▶ [DIRECTIVE] Pictures excluded, reproduce exactly the lines below from the one with "Clone this chart in D3.js." through the one with "const cx = q => x(q) + x.bandwidth()/2;", both included.

[Begin GIVEN RECORDS]

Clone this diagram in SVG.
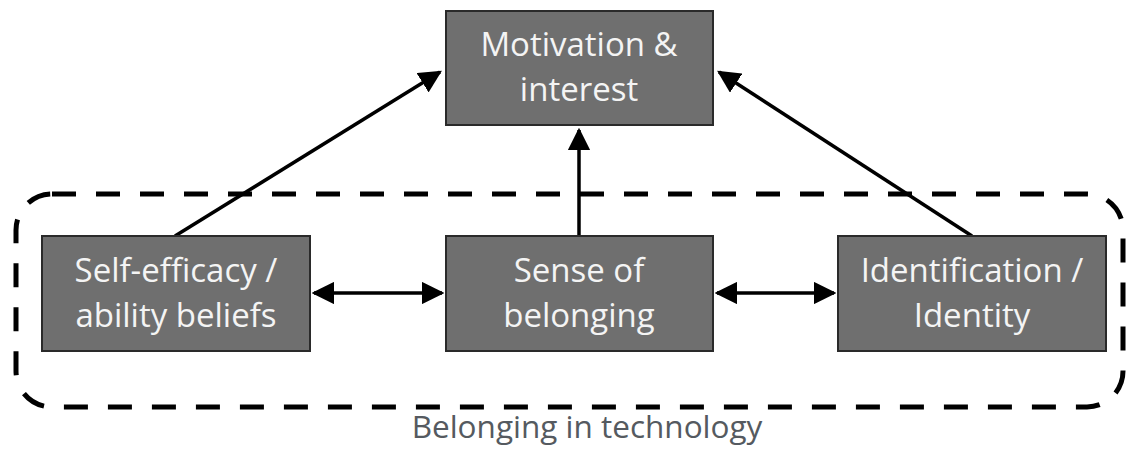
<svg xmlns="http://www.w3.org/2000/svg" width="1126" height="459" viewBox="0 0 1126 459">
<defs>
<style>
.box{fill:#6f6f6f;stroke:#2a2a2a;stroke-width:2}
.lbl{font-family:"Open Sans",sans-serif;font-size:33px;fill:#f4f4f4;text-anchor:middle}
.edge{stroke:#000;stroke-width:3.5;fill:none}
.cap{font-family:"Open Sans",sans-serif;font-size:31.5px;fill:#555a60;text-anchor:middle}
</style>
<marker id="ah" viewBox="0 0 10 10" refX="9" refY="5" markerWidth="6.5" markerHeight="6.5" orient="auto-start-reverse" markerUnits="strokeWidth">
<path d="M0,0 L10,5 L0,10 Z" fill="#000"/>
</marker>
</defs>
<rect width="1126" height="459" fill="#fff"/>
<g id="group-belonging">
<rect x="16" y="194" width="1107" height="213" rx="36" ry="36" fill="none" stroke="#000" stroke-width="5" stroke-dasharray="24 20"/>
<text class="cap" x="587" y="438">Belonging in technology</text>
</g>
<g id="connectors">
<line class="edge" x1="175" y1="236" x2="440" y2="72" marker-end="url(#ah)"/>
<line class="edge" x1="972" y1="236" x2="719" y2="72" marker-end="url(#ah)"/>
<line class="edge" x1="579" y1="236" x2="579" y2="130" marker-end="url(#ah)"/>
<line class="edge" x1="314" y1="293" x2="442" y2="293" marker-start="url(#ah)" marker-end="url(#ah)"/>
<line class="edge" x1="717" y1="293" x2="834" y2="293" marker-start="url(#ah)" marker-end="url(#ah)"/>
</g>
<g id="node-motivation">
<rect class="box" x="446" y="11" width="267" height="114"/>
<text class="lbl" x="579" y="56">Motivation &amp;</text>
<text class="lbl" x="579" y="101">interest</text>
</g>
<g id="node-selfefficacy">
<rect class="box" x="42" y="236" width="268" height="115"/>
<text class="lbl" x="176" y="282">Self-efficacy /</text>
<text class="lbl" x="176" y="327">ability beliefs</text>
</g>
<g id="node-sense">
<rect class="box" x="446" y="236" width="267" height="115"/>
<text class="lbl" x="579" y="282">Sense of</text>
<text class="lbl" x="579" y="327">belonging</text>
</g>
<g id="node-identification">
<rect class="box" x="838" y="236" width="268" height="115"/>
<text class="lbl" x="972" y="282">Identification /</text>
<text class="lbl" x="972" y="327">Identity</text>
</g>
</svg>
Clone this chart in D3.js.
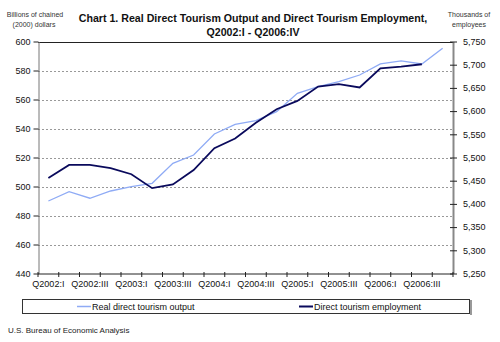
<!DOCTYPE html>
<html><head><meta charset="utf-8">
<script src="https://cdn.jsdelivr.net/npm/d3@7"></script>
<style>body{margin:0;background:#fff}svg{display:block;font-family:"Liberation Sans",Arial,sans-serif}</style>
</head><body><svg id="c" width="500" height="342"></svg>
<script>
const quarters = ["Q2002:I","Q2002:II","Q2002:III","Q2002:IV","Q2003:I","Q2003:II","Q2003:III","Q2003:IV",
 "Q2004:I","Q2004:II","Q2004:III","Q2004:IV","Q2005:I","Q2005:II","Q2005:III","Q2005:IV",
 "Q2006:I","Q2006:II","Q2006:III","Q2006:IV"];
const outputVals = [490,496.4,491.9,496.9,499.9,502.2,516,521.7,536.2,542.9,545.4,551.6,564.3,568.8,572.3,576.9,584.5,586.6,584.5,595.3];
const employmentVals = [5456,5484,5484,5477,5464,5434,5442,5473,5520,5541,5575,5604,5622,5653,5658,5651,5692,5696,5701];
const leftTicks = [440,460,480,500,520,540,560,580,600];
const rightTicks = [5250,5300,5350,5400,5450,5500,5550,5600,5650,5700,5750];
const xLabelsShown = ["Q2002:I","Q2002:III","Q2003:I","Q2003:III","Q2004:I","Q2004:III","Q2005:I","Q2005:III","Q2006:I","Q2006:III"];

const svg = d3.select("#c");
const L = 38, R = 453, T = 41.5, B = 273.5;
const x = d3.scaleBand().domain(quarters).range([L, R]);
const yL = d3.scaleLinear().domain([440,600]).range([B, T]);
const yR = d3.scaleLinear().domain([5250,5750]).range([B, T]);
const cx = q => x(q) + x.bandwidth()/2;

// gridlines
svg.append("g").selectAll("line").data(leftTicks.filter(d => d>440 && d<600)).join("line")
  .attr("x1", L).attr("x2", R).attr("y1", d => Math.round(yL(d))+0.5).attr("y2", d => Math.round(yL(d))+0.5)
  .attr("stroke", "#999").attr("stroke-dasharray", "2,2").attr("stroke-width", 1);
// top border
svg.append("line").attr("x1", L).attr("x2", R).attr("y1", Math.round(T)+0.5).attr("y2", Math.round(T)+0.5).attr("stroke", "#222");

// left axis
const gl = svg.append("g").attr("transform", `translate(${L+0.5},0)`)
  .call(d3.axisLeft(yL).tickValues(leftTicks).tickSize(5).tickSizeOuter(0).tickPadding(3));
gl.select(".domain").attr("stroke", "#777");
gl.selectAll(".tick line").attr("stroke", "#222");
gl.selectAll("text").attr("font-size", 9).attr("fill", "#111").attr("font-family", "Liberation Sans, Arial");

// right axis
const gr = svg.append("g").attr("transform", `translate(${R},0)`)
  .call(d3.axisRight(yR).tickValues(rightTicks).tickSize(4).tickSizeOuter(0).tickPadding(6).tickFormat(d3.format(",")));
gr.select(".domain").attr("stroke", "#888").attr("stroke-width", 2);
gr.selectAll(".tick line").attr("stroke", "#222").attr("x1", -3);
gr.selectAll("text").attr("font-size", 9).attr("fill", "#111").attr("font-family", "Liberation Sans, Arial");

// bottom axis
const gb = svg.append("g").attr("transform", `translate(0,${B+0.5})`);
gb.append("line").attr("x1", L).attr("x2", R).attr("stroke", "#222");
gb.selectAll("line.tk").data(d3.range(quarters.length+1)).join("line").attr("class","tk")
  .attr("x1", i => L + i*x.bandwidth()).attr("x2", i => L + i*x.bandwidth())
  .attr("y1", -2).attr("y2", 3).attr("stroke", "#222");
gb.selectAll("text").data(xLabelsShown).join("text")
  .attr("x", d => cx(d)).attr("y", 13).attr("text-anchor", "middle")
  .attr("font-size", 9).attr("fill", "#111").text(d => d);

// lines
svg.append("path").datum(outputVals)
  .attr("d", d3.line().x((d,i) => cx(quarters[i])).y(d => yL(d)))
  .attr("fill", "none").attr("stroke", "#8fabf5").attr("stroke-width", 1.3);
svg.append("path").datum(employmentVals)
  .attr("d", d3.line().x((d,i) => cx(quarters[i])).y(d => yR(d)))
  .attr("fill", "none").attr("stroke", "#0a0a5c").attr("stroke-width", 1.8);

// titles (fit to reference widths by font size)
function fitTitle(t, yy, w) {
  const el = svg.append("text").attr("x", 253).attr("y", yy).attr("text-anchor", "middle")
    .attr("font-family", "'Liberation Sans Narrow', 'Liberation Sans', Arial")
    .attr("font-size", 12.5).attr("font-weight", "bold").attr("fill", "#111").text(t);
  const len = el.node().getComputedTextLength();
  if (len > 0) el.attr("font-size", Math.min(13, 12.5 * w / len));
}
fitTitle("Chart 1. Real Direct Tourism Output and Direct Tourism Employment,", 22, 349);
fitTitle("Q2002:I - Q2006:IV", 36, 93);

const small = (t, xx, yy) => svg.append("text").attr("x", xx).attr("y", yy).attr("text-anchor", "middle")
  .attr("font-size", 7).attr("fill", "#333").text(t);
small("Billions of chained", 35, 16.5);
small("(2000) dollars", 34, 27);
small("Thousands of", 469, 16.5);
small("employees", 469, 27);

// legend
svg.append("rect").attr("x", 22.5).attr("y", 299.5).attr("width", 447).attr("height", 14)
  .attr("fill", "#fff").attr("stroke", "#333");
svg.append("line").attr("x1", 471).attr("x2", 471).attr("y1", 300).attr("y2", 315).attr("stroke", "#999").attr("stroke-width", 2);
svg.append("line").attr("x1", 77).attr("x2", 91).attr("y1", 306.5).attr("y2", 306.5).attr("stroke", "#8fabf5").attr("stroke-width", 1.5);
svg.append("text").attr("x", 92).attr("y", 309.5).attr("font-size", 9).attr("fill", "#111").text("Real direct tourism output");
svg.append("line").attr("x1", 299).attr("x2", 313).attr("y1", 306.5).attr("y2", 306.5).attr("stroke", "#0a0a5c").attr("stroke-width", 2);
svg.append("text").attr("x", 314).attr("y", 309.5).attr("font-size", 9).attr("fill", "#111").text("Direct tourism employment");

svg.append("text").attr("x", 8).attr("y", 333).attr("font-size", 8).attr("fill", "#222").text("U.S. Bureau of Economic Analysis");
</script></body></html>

[End GIVEN RECORDS]

▶ [WORKED SOLUTION]
Clone this chart in D3.js.
<!DOCTYPE html>
<html><head><meta charset="utf-8">
<script src="https://cdn.jsdelivr.net/npm/d3@7"></script>
<style>body{margin:0;background:#fff}svg{display:block;font-family:"Liberation Sans",Arial,sans-serif}</style>
</head><body><svg id="c" width="500" height="342"></svg>
<script>
const quarters = ["Q2002:I","Q2002:II","Q2002:III","Q2002:IV","Q2003:I","Q2003:II","Q2003:III","Q2003:IV",
 "Q2004:I","Q2004:II","Q2004:III","Q2004:IV","Q2005:I","Q2005:II","Q2005:III","Q2005:IV",
 "Q2006:I","Q2006:II","Q2006:III","Q2006:IV"];
const outputVals = [490,496.4,491.9,496.9,499.9,502.2,516,521.7,536.2,542.9,545.4,551.6,564.3,568.8,572.3,576.9,584.5,586.6,584.5,595.3];
const employmentVals = [5456,5484,5484,5477,5464,5434,5442,5473,5520,5541,5575,5604,5622,5653,5658,5651,5692,5696,5701];
const leftTicks = [440,460,480,500,520,540,560,580,600];
const rightTicks = [5250,5300,5350,5400,5450,5500,5550,5600,5650,5700,5750];
const xLabelsShown = ["Q2002:I","Q2002:III","Q2003:I","Q2003:III","Q2004:I","Q2004:III","Q2005:I","Q2005:III","Q2006:I","Q2006:III"];

const svg = d3.select("#c");
const L = 38, R = 453, T = 41.5, B = 273.5;
const x = d3.scaleBand().domain(quarters).range([L, R]);
const yL = d3.scaleLinear().domain([440,600]).range([B, T]);
const yR = d3.scaleLinear().domain([5250,5750]).range([B, T]);
const cx = q => x(q) + x.bandwidth()/2;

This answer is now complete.